In terms of social policy implications, empirical studies have shown that policies that increase the economic resources of low-income families and the environment of disadvantaged neighbourhoods (infrastructures and services) may have positive effects on children’s cognitive and non-cognitive skills development. These effects may be critically important as determinants of school success, as well as in later employment outcomes.
Besides these interventions, the development of policies that stimulate parent’s involvement have also been proved to promote positive school functioning and children’s achievement. Early school intervention also has been mentioned as providing an important contribution to school success. In fact, empirical evidence indicates that early investment in children may decrease the negative association between living in a social and economic disadvantaged environment and school attainment. The results obtained prove the strong association between poverty and grade repetition, pointing out the importance of school success in the social policies developed to cope with child poverty. In fact, education has been proved to be an important means of breaking the family cycle of poverty. The school plays an important role in poverty action plans, by its educational function but also by its potential means of empowerment, which is a highway of escaping poverty.
Having provided evidence of the importance of social policies in the context of grade repetition, it is now time to develop programmes that may attempt to improve the quality of schools in disadvantaged environments, which leads to the direction of breaking the intergenerational poverty cycle. The results discussed suggest a potential opportunity for social policy intervention to reduce the disparities of opportunities of children and to promote school success. The dataset used in this research considers the child as the unit of observation and as the unit of measurement, which is a perspective that required the application of a survey specifically constructed for this study. In fact, there is a scarcity of child-centred microdata in the context of grade repetition analysis in Portugal. However, the observations used refer to a specific moment in time. The use of panel data would certainly improve the information gathered concerning children, as well as schools.

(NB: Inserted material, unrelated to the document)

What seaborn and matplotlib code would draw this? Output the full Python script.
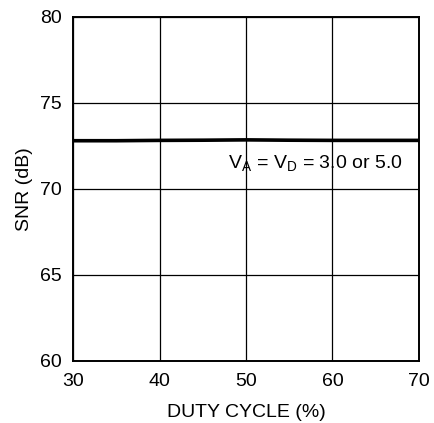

Within educational and social research, the benefit of longitudinal studies has been acknowledged (BOYDEN; JAMES, 2014). With regards to education, the analysis of educational trajectories gives important insights about the determinants of grade repetition, as it enables one to shed light into the process that culminates in school retention. In addition, the use of qualitative data would also be important, especially regarding the perspective of children on their educational experience, or the school’s development constraints.